106. [Sanskrit available]
The supreme soul receiving the appellation of the living soul or principle of action, becomes a pitiable object, when it becomes subject to error and illusion, and is subjected to endless pains and miseries.

107. [Sanskrit available]
The deluded soul is then overpowered by its connate sin, which causes it to choose the wrong unreality—asat for itself, which being frail and perishable, makes the active soul to perish with itself. (This passage appears to allude to the original sin of man, which became the cause of the death and woes of human life. The connate sin is compared to the husk which is born with the rice, and not coming from without.
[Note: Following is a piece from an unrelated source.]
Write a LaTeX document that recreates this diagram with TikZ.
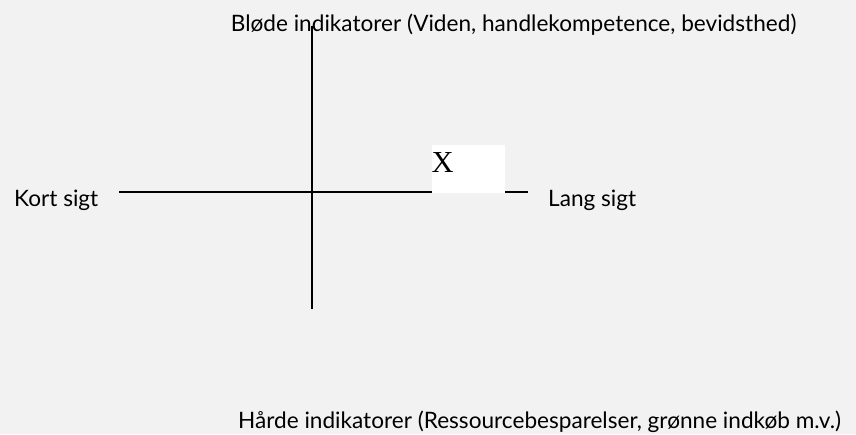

It is otherwise called the inborn sinfulness or frailty of human nature—Man is to err &c.).

108. [Sanskrit available]
The soul being thus degraded from its state of endless felicity, to the miserable condition of mortal life, laments over its fallen state, as a widow wails over her fate.

109. [Sanskrit available]
Look on the deplorable condition of intellect—chit; which having forgotten its original state (of purity), is subjected to the impotent Ignorance, which has been casting it to the miseries of degradation, as they cast a bucket in the well by a string, which lowers it lower and lower till it sinks in the bottom of the pit. (This string araghatta is said to be the action of human life, which the more it is lengthened, the more it tends to our degradation, unless we prevent by our good action. So the sruti! [Sanskrit: yathakari yathachari tatha bhalati / saghukari sadhurbhabati / prapakari papibhavati / punyo bai punyema karmmana bhavati / papah papereti]).